Give back the full listing verbatim, apart from its images.

_ _ _ _ _

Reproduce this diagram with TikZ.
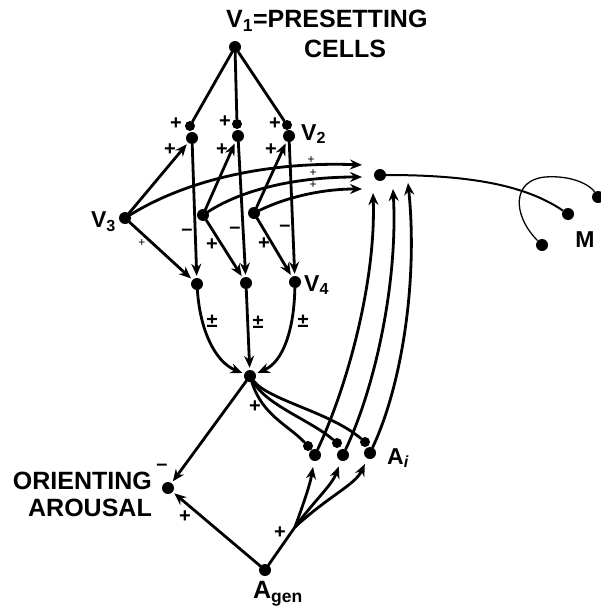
\documentclass[tikz,border=0pt]{standalone}
\usepackage{fontspec}
\setmainfont{Liberation Sans}
\usetikzlibrary{arrows.meta,positioning}
\tikzset{
  >={Stealth[length=12pt,width=10pt]},
  every node/.style={font=\fontsize{25}{28}\selectfont\bfseries},
  % --- nodes
  cell/.style = {circle, fill=black, inner sep=0pt, minimum size=12pt},
  knob/.style = {circle, fill=black, inner sep=0pt, minimum size=10pt},
  lbl/.style  = {font=\fontsize{23}{24}\selectfont\bfseries, inner sep=1pt},
  sgn/.style  = {font=\fontsize{20}{21}\selectfont\bfseries, inner sep=1pt},
  tsgn/.style = {font=\fontsize{12}{13}\selectfont, inner sep=1pt},
  % --- edges
  ax/.style   = {line width=2.8pt, line cap=round},
  axa/.style  = {ax, ->, shorten >=2pt},
  fine/.style = {line width=1.3pt},
}
\begin{document}
\begin{tikzpicture}[x=1pt,y=-1pt]
  \useasboundingbox (0,0) rectangle (601,610);

  % presetting cells
  \node[cell] (v1) at (235,47) {};
  \node[anchor=west, inner sep=0pt] (v1l) at (226,21) {V\textsubscript{1}=PRESETTING};
  \node[inner sep=0pt] (cells) at (345,49) {CELLS};

  % V2 cells and their knobs
  \node[knob] (ka1) at (190,126) {};
  \node[knob] (kb1) at (237,124) {};
  \node[knob] (kc1) at (287,125) {};
  \node[cell] (v2a) at (192,138) {};
  \node[cell] (v2b) at (238,136) {};
  \node[cell] (v2c) at (289,136) {};
  \node[lbl, anchor=west] (v2l) at (300,134) {V\textsubscript{2}};
  \draw[ax] (v1) -- (ka1);
  \draw[ax] (v1) -- (kb1);
  \draw[ax] (v1) -- (kc1);
  \node[sgn] at (176,124) {+};
  \node[sgn] at (225,122) {+};
  \node[sgn] at (275,124) {+};

  % V3 and the other sources
  \node[cell] (v3) at (125,218) {};
  \node[cell] (s2) at (203,215) {};
  \node[cell] (s3) at (254,213) {};
  \node[lbl, anchor=east] (v3l) at (117,222) {V\textsubscript{3}};
  \draw[axa] (v3) -- (v2a);
  \draw[axa] (s2) -- (v2b);
  \draw[axa] (s3) -- (v2c);
  \node[sgn] at (170,150) {+};
  \node[sgn] at (222,150) {+};
  \node[sgn] at (271,150) {+};

  % V4 cells
  \node[cell] (v4a) at (197,284) {};
  \node[cell] (v4b) at (246,283) {};
  \node[cell] (v4c) at (295,282) {};
  \node[lbl, anchor=west] (v4l) at (303,285) {V\textsubscript{4}};
  \draw[axa] (v2a) -- (v4a);
  \draw[axa] (v2b) -- (v4b);
  \draw[axa] (v2c) -- (v4c);
  \node[sgn] at (187,232) {--};
  \node[sgn] at (235,230) {--};
  \node[sgn] at (285,228) {--};
  \draw[axa] (v3) -- (v4a);
  \draw[axa] (s2) -- (v4b);
  \draw[axa] (s3) -- (v4c);
  \node[tsgn] at (142,243) {+};
  \node[sgn] at (212,245) {+};
  \node[sgn] at (264,244) {+};

  % converging cell and M
  \node[cell] (mc) at (380,175) {};
  \coordinate (i1) at (362,165);
  \coordinate (i2) at (362,177);
  \coordinate (i3) at (362,189);
  \draw[ax, ->] (v3) .. controls (200,172) and (290,162) .. (i1);
  \draw[ax, ->] (s2) .. controls (245,188) and (300,177) .. (i2);
  \draw[ax, ->] (s3) .. controls (285,198) and (320,189) .. (i3);
  \node[tsgn] at (311,160) {+};
  \node[tsgn] at (313,173) {+};
  \node[tsgn] at (313,185) {+};
  \node[cell] (mx) at (568,214) {};
  \node[cell] (my) at (598,197) {};
  \node[cell] (mz) at (542,245) {};
  \node[lbl] (ml) at (585,240) {M};
  \draw[line width=2pt] (mc) .. controls (470,175) and (525,185) .. (mx);
  \draw[fine] (mz) .. controls (512,215) and (512,180) .. (545,177)
              .. controls (572,175) and (590,185) .. (my);

  % central cell
  \node[cell] (c) at (250,376) {};
  \draw[axa] (v4a) .. controls (200,330) and (215,362) .. (c);
  \draw[axa] (v4b) -- (c);
  \draw[axa] (v4c) .. controls (294,330) and (283,362) .. (c);
  \node[sgn] at (212,321) {±};
  \node[sgn] at (258,322) {±};
  \node[sgn] at (303,321) {±};

  % A_i cells
  \node[cell] (ai1) at (315,455) {};
  \node[cell] (ai2) at (343,455) {};
  \node[cell] (ai3) at (370,453) {};
  \node[knob] (ka) at (308,446) {};
  \node[knob] (kb) at (337,443) {};
  \node[knob] (kc) at (365,442) {};
  \node[lbl, anchor=west] (ail) at (386,458) {A\textsubscript{\textit{i}}};
  \draw[ax] (c) .. controls (262,415) and (288,425) .. (ka);
  \draw[ax] (c) .. controls (266,405) and (310,420) .. (kb);
  \draw[ax] (c) .. controls (268,400) and (330,412) .. (kc);
  \node[sgn] at (255,407) {+};
  \coordinate (t1) at (373,193);
  \coordinate (t2) at (393,189);
  \coordinate (t3) at (408,183);
  \draw[ax, ->] (ai1) .. controls (348,385) and (376,280) .. (t1);
  \draw[ax, ->] (ai2) .. controls (376,385) and (398,280) .. (t2);
  \draw[ax, ->] (ai3) .. controls (402,385) and (418,280) .. (t3);

  % orienting arousal and A_gen
  \node[cell] (or) at (168,488) {};
  \node[anchor=east, align=right, inner sep=0pt, font=\fontsize{25}{27}\selectfont\bfseries] (orl) at (152,494) {ORIENTING\\AROUSAL};
  \draw[axa] (c) -- (or);
  \node[sgn] at (162,467) {--};
  \node[cell] (ag) at (265,570) {};
  \node[inner sep=0pt] (agl) at (278,594) {A\textsubscript{gen}};
  \draw[axa] (ag) -- (or);
  \node[sgn] at (185,517) {+};
  \coordinate (sp) at (295,527);
  \draw[ax] (ag) -- (sp);
  \draw[axa, shorten >=6pt] (sp) .. controls (303,505) and (310,485) .. (ai1);
  \draw[axa, shorten >=6pt] (sp) .. controls (315,500) and (332,485) .. (ai2);
  \draw[axa, shorten >=6pt] (sp) .. controls (330,495) and (355,485) .. (ai3);
  \node[sgn] at (280,533) {+};
\end{tikzpicture}
\end{document}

_ _ _ _ _

| WRITTEN REPLY |
Reproduce this diagram with TikZ.
\documentclass[tikz,border=0pt]{standalone}
\usepackage{fontspec}
\setmainfont{Liberation Sans}
\usetikzlibrary{arrows.meta,positioning}
\tikzset{
  >={Stealth[length=12pt,width=10pt]},
  every node/.style={font=\fontsize{25}{28}\selectfont\bfseries},
  % --- nodes
  cell/.style = {circle, fill=black, inner sep=0pt, minimum size=12pt},
  knob/.style = {circle, fill=black, inner sep=0pt, minimum size=10pt},
  lbl/.style  = {font=\fontsize{23}{24}\selectfont\bfseries, inner sep=1pt},
  sgn/.style  = {font=\fontsize{20}{21}\selectfont\bfseries, inner sep=1pt},
  tsgn/.style = {font=\fontsize{12}{13}\selectfont, inner sep=1pt},
  % --- edges
  ax/.style   = {line width=2.8pt, line cap=round},
  axa/.style  = {ax, ->, shorten >=2pt},
  fine/.style = {line width=1.3pt},
}
\begin{document}
\begin{tikzpicture}[x=1pt,y=-1pt]
  \useasboundingbox (0,0) rectangle (601,610);

  % presetting cells
  \node[cell] (v1) at (235,47) {};
  \node[anchor=west, inner sep=0pt] (v1l) at (226,21) {V\textsubscript{1}=PRESETTING};
  \node[inner sep=0pt] (cells) at (345,49) {CELLS};

  % V2 cells and their knobs
  \node[knob] (ka1) at (190,126) {};
  \node[knob] (kb1) at (237,124) {};
  \node[knob] (kc1) at (287,125) {};
  \node[cell] (v2a) at (192,138) {};
  \node[cell] (v2b) at (238,136) {};
  \node[cell] (v2c) at (289,136) {};
  \node[lbl, anchor=west] (v2l) at (300,134) {V\textsubscript{2}};
  \draw[ax] (v1) -- (ka1);
  \draw[ax] (v1) -- (kb1);
  \draw[ax] (v1) -- (kc1);
  \node[sgn] at (176,124) {+};
  \node[sgn] at (225,122) {+};
  \node[sgn] at (275,124) {+};

  % V3 and the other sources
  \node[cell] (v3) at (125,218) {};
  \node[cell] (s2) at (203,215) {};
  \node[cell] (s3) at (254,213) {};
  \node[lbl, anchor=east] (v3l) at (117,222) {V\textsubscript{3}};
  \draw[axa] (v3) -- (v2a);
  \draw[axa] (s2) -- (v2b);
  \draw[axa] (s3) -- (v2c);
  \node[sgn] at (170,150) {+};
  \node[sgn] at (222,150) {+};
  \node[sgn] at (271,150) {+};

  % V4 cells
  \node[cell] (v4a) at (197,284) {};
  \node[cell] (v4b) at (246,283) {};
  \node[cell] (v4c) at (295,282) {};
  \node[lbl, anchor=west] (v4l) at (303,285) {V\textsubscript{4}};
  \draw[axa] (v2a) -- (v4a);
  \draw[axa] (v2b) -- (v4b);
  \draw[axa] (v2c) -- (v4c);
  \node[sgn] at (187,232) {--};
  \node[sgn] at (235,230) {--};
  \node[sgn] at (285,228) {--};
  \draw[axa] (v3) -- (v4a);
  \draw[axa] (s2) -- (v4b);
  \draw[axa] (s3) -- (v4c);
  \node[tsgn] at (142,243) {+};
  \node[sgn] at (212,245) {+};
  \node[sgn] at (264,244) {+};

  % converging cell and M
  \node[cell] (mc) at (380,175) {};
  \coordinate (i1) at (362,165);
  \coordinate (i2) at (362,177);
  \coordinate (i3) at (362,189);
  \draw[ax, ->] (v3) .. controls (200,172) and (290,162) .. (i1);
  \draw[ax, ->] (s2) .. controls (245,188) and (300,177) .. (i2);
  \draw[ax, ->] (s3) .. controls (285,198) and (320,189) .. (i3);
  \node[tsgn] at (311,160) {+};
  \node[tsgn] at (313,173) {+};
  \node[tsgn] at (313,185) {+};
  \node[cell] (mx) at (568,214) {};
  \node[cell] (my) at (598,197) {};
  \node[cell] (mz) at (542,245) {};
  \node[lbl] (ml) at (585,240) {M};
  \draw[line width=2pt] (mc) .. controls (470,175) and (525,185) .. (mx);
  \draw[fine] (mz) .. controls (512,215) and (512,180) .. (545,177)
              .. controls (572,175) and (590,185) .. (my);

  % central cell
  \node[cell] (c) at (250,376) {};
  \draw[axa] (v4a) .. controls (200,330) and (215,362) .. (c);
  \draw[axa] (v4b) -- (c);
  \draw[axa] (v4c) .. controls (294,330) and (283,362) .. (c);
  \node[sgn] at (212,321) {±};
  \node[sgn] at (258,322) {±};
  \node[sgn] at (303,321) {±};

  % A_i cells
  \node[cell] (ai1) at (315,455) {};
  \node[cell] (ai2) at (343,455) {};
  \node[cell] (ai3) at (370,453) {};
  \node[knob] (ka) at (308,446) {};
  \node[knob] (kb) at (337,443) {};
  \node[knob] (kc) at (365,442) {};
  \node[lbl, anchor=west] (ail) at (386,458) {A\textsubscript{\textit{i}}};
  \draw[ax] (c) .. controls (262,415) and (288,425) .. (ka);
  \draw[ax] (c) .. controls (266,405) and (310,420) .. (kb);
  \draw[ax] (c) .. controls (268,400) and (330,412) .. (kc);
  \node[sgn] at (255,407) {+};
  \coordinate (t1) at (373,193);
  \coordinate (t2) at (393,189);
  \coordinate (t3) at (408,183);
  \draw[ax, ->] (ai1) .. controls (348,385) and (376,280) .. (t1);
  \draw[ax, ->] (ai2) .. controls (376,385) and (398,280) .. (t2);
  \draw[ax, ->] (ai3) .. controls (402,385) and (418,280) .. (t3);

  % orienting arousal and A_gen
  \node[cell] (or) at (168,488) {};
  \node[anchor=east, align=right, inner sep=0pt, font=\fontsize{25}{27}\selectfont\bfseries] (orl) at (152,494) {ORIENTING\\AROUSAL};
  \draw[axa] (c) -- (or);
  \node[sgn] at (162,467) {--};
  \node[cell] (ag) at (265,570) {};
  \node[inner sep=0pt] (agl) at (278,594) {A\textsubscript{gen}};
  \draw[axa] (ag) -- (or);
  \node[sgn] at (185,517) {+};
  \coordinate (sp) at (295,527);
  \draw[ax] (ag) -- (sp);
  \draw[axa, shorten >=6pt] (sp) .. controls (303,505) and (310,485) .. (ai1);
  \draw[axa, shorten >=6pt] (sp) .. controls (315,500) and (332,485) .. (ai2);
  \draw[axa, shorten >=6pt] (sp) .. controls (330,495) and (355,485) .. (ai3);
  \node[sgn] at (280,533) {+};
\end{tikzpicture}
\end{document}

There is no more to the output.